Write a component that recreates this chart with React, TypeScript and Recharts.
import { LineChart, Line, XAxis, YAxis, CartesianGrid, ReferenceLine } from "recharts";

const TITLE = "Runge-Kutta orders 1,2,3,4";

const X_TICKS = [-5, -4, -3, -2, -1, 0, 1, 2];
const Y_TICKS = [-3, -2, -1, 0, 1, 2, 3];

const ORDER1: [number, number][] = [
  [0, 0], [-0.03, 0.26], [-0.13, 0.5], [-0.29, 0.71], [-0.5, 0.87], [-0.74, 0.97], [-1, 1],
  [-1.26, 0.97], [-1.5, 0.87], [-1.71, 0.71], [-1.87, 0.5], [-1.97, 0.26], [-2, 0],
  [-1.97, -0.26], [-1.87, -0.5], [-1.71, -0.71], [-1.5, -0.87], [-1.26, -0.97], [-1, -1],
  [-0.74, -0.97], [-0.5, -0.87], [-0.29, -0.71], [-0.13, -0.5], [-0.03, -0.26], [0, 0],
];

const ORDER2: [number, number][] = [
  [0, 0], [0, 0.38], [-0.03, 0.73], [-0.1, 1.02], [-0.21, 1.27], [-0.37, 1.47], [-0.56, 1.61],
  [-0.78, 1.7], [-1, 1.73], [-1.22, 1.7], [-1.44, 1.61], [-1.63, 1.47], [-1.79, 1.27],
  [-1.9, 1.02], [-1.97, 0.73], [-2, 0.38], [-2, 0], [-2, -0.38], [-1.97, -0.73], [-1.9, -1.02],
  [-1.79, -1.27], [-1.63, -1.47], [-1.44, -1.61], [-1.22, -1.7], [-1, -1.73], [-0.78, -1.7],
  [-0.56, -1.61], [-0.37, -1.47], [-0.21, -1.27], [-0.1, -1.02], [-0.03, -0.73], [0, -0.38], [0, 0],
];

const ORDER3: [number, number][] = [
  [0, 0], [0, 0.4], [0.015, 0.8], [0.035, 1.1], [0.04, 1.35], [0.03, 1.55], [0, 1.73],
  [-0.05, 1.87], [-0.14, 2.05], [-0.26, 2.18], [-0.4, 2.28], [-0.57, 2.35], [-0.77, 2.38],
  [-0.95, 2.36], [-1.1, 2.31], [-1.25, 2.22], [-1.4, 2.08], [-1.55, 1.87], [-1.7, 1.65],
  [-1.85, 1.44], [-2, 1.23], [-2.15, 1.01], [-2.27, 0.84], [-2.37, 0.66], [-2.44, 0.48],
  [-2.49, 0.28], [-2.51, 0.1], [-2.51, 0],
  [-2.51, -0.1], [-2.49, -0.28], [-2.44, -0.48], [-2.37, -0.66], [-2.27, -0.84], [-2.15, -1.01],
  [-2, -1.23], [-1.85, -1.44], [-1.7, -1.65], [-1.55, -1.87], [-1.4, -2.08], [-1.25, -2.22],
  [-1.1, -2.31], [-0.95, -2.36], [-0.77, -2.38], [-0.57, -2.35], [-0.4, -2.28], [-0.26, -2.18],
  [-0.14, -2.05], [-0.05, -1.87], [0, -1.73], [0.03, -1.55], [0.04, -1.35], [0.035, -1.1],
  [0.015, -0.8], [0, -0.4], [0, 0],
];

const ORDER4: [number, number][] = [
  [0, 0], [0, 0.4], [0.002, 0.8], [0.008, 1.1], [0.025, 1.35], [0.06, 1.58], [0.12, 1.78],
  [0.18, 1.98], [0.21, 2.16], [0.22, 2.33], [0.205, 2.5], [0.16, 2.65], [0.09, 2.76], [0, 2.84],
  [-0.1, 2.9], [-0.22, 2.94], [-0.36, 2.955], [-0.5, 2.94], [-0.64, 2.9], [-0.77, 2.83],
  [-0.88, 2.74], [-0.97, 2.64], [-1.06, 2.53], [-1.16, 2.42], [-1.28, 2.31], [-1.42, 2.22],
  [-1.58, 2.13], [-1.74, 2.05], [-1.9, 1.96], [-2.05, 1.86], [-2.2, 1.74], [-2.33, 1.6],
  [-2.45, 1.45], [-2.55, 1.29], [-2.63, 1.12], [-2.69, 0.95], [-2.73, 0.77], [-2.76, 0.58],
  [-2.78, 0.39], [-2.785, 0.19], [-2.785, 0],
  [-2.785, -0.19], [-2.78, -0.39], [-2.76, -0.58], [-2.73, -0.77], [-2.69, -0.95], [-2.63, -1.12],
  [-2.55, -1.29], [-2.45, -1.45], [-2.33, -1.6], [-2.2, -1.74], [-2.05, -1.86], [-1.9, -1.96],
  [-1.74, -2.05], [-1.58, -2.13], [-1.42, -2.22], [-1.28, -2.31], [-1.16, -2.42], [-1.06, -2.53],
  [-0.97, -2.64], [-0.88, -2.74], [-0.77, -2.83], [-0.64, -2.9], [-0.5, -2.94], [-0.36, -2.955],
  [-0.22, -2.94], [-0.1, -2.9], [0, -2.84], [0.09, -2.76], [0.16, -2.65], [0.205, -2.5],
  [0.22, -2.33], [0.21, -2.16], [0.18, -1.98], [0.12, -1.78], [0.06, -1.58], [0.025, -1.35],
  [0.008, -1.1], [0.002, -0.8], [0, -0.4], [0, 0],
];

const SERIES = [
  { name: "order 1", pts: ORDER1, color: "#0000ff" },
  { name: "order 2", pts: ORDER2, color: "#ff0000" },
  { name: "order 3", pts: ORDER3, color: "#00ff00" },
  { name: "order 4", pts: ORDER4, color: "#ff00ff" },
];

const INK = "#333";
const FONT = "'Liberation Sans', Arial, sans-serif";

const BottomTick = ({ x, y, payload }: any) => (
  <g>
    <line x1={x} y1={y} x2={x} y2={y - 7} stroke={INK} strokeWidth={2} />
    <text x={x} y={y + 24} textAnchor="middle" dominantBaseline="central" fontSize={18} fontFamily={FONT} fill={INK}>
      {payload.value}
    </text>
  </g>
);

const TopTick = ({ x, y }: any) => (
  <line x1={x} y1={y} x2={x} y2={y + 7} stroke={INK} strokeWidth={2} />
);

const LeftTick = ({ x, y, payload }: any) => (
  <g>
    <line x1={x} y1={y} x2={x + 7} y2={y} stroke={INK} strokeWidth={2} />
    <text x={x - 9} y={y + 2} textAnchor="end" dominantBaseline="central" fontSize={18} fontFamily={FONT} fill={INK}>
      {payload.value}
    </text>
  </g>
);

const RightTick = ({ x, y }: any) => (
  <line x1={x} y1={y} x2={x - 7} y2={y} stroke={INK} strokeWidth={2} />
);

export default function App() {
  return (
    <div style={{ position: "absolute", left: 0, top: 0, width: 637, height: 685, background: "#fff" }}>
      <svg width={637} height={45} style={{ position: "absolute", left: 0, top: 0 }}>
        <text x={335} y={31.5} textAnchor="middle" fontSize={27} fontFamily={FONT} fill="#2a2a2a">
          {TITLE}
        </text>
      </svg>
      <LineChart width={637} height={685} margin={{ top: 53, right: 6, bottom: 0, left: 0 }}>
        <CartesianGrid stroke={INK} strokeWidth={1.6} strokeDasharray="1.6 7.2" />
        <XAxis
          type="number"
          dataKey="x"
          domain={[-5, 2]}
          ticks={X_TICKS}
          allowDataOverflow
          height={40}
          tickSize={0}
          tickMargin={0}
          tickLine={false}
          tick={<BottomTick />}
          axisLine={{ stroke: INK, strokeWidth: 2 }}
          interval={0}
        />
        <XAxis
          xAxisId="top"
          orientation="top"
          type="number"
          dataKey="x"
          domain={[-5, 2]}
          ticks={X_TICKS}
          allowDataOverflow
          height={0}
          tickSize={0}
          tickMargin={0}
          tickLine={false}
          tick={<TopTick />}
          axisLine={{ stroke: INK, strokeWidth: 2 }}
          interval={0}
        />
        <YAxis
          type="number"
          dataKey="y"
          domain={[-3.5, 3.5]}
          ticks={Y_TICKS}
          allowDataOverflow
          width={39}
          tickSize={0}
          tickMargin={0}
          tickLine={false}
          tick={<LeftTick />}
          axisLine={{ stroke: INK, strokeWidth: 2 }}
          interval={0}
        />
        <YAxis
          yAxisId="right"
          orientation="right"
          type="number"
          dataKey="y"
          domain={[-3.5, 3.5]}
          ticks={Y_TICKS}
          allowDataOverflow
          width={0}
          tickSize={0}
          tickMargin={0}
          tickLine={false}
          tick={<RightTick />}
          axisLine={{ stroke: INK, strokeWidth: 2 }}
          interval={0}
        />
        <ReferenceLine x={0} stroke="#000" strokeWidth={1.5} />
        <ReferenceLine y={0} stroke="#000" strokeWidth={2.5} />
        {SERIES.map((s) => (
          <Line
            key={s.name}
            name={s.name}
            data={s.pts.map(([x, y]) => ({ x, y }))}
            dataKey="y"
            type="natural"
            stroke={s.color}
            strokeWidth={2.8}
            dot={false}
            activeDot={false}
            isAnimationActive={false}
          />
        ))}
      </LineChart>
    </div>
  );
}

★ ★ ★ ★

■ GIVEN PROBLEM ■
Restate word for word only the lines running from the beginning of the data to the line holding "const Y_TICKS = [-3, -2, -1, 0, 1, 2, 3];", both included.

■ COMPLETED TASK ■
Write a component that recreates this chart with React, TypeScript and Recharts.
import { LineChart, Line, XAxis, YAxis, CartesianGrid, ReferenceLine } from "recharts";

const TITLE = "Runge-Kutta orders 1,2,3,4";

const X_TICKS = [-5, -4, -3, -2, -1, 0, 1, 2];
const Y_TICKS = [-3, -2, -1, 0, 1, 2, 3];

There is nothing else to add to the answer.